Dr. Sharon Hartin Iorio is Professor & Dean Emeritus at Wichita State University College of Education.

The Kansas teacher shortage reflects a national trend. When classes started this fall Kansas was 612 teachers short, up 19 percent from last year. Some positions still remain open. Furthermore, the cost of recruiting high-quality teachers has risen and become controversial.

A recent furor involves the cost and effectiveness of a Kansas contract with the not-for-profit teacher recruiting and training organization, Teach for America.

The heart of the debate is not the final 2018 payment to TFA which, as of this writing, is unannounced or the efficiency of last year’s TFA recruiters, who after agreeing to 12, placed only three teachers in Kansas.

The underlying dispute is about the merits of TFA. It’s an organization not well known among Kansans but often criticized by some Kansas educators.

TFA was born as a 1989 undergraduate thesis written by Princeton student, Wendy Kopp. Her idea led to creation of a homeland Peace Corps where recent graduates, regardless of college major, would commit to teaching for two years in inner-city and rural schools throughout the United States.  

Today TFA has taught more than 50 million students. This year in the Kansas City area there are 120 TFA teachers with 13 of those in Kansas City, Kansas, but none elsewhere in Kansas.

The teachers receive the going rate for new teachers by the school district where they are hired.  

TFA members undergo five weeks of pre-teaching training and participate in mentoring and professional development after that. In Kansas, TFA teachers must meet a state requirement of being enrolled in a master’s degree program.  

With goals of promoting equity, offering students effective instruction and mobilizing young teachers to become future leaders, what’s not to like? Critics voice two major complaints:

• TFA teachers are inexperienced and most are not prepared by colleges of education.

• The two-year teaching model, rather than a transforming students’ learning is a résumé-boosting experience that results in disruptive teacher turnover.  

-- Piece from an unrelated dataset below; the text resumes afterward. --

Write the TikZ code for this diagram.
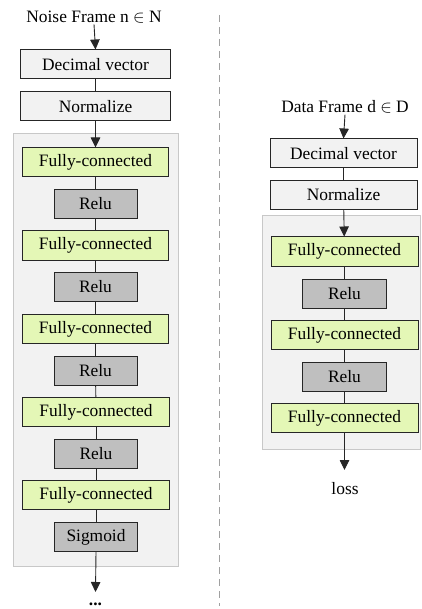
\documentclass[tikz,border=0pt]{standalone}
\usepackage{fontspec}
\setmainfont{Liberation Serif}
\usetikzlibrary{arrows.meta}
\definecolor{bgfill}{HTML}{F2F2F2}
\definecolor{bgline}{HTML}{C8C8C8}
\definecolor{fcfill}{HTML}{E4F7B6}
\definecolor{relufill}{HTML}{BFBFBF}
\definecolor{boxline}{HTML}{262626}
\definecolor{sepline}{HTML}{A0A0A0}
\tikzset{
  txt/.style={font=\fontsize{17.4}{20}\selectfont},
  basebox/.style={txt, draw=boxline, line width=1pt, inner sep=0pt, minimum height=29pt},
  plainbox/.style={basebox, fill=bgfill, minimum width=150pt},
  fcbox/.style={basebox, fill=fcfill, minimum width=146pt},
  relubox/.style={basebox, fill=relufill, minimum width=83pt},
  panel/.style={fill=bgfill, draw=bgline, line width=0.8pt},
  link/.style={draw=boxline, line width=0.9pt},
  arr/.style={link, -{Triangle[length=10pt,width=9.5pt]}},
}
\begin{document}
\begin{tikzpicture}[x=1pt,y=-1pt]
\useasboundingbox (0,0) rectangle (421,609);
% panels
\path[panel] (13,133) rectangle (178,566);
\path[panel] (262,215) rectangle (420,449);
% separator
\draw[sepline, line width=1pt, dash pattern=on 7pt off 5pt] (219,15) -- (219,606);
% ---------- left column ----------
\node[txt, inner sep=1pt] (ltitle) at (94,17) {Noise Frame n \ensuremath{\in} N};
\node[plainbox] (ldv) at (95.5,64.5) {Decimal vector};
\node[plainbox] (lnorm) at (95.5,106.5) {Normalize};
\node[fcbox] (lfc1) at (95.5,162.5) {Fully-connected};
\node[relubox] (lr1) at (95.5,204) {Relu};
\node[fcbox] (lfc2) at (95.5,245.5) {Fully-connected};
\node[relubox] (lr2) at (95.5,287) {Relu};
\node[fcbox] (lfc3) at (95.5,329) {Fully-connected};
\node[relubox] (lr3) at (95.5,370.5) {Relu};
\node[fcbox, minimum width=147pt] (lfc4) at (96,412) {Fully-connected};
\node[relubox] (lr4) at (96,453.5) {Relu};
\node[fcbox, minimum width=147pt] (lfc5) at (96,495) {Fully-connected};
\node[relubox] (lsig) at (96,537) {Sigmoid};
\coordinate (lend) at (95.5,592);
\node[txt, inner sep=0pt] (ldots) at (95.5,604) {\textbf{...}};
\draw[arr] (ltitle.south) -- (ldv.north);
\draw[link] (ldv) -- (lnorm);
\draw[arr] (lnorm) -- (lfc1);
\draw[link] (lfc1) -- (lr1);
\draw[link] (lr1) -- (lfc2);
\draw[link] (lfc2) -- (lr2);
\draw[link] (lr2) -- (lfc3);
\draw[link] (lfc3) -- (lr3);
\draw[link] (lr3) -- (lfc4);
\draw[link] (lfc4) -- (lr4);
\draw[link] (lr4) -- (lfc5);
\draw[link] (lfc5) -- (lsig);
\draw[arr] (lsig.south) -- (lend);
% ---------- right column ----------
\node[txt, inner sep=1pt] (rtitle) at (345,107) {Data Frame d \ensuremath{\in} D};
\node[plainbox, minimum width=147pt] (rdv) at (343.5,153.5) {Decimal vector};
\node[plainbox, minimum width=147pt] (rnorm) at (343.5,195) {Normalize};
\node[fcbox, minimum width=147pt] (rfc1) at (344.5,251.5) {Fully-connected};
\node[relubox, minimum width=84pt] (rr1) at (344.5,293.5) {Relu};
\node[fcbox, minimum width=147pt] (rfc2) at (344.5,335) {Fully-connected};
\node[relubox, minimum width=84pt] (rr2) at (344.5,376.5) {Relu};
\node[fcbox, minimum width=147pt] (rfc3) at (344.5,418) {Fully-connected};
\coordinate (rend) at (344.5,470);
\node[txt, inner sep=0pt] (rloss) at (345,489) {loss};
\draw[arr] (rtitle.south) -- (rdv.north);
\draw[link] (rdv) -- (rnorm);
\draw[arr] (rnorm) -- (rfc1);
\draw[link] (rfc1) -- (rr1);
\draw[link] (rr1) -- (rfc2);
\draw[link] (rfc2) -- (rr2);
\draw[link] (rr2) -- (rfc3);
\draw[arr] (rfc3.south) -- (rend);
\end{tikzpicture}
\end{document}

In recent years, TFA has worked hard to address those issues. Moreover, teacher shortages and dramatic increases in high-need student populations have altered perceptions about what is adequate teacher preparation.  

Consequently state requirements for teacher preparation and university teacher education curricula have become similar to or are fewer than TFA requirements.

Individuals with bachelor’s degrees may become Kansas classroom teachers with a summer preparatory course; then they complete licensure coursework or a master’s degree through online and campus options.  

At least one Kansas university offers a program where para-professionals (classroom teacher-aides) work toward an elementary education bachelor’s degree through online coursework and mentorship and can become classroom teachers after about one year of coursework.

Reports differ but TFA data show at the end of five years, retention rates similar to that of all teachers in high-need schools and about 70 percent of TFA completers continue in an education-related career—school administration, elected public office, educational media, etc.  

The recent TFA recruitment contract was meant to address the teacher shortage. Good intentions turned out to be an administrative issue for state government and a TFA problem of achieving contract objectives.

During almost 30 years, TFA has made substantial contributions in high-need schools. It’s time to move on, from current contract issues and concerns of the past about TFA’s value, to consider the benefits a restructured teacher-placement division of TFA could bring to Kansas.

Sharon Hartin Iorio is a professor and Dean Emerita of Wichita State University College of Education.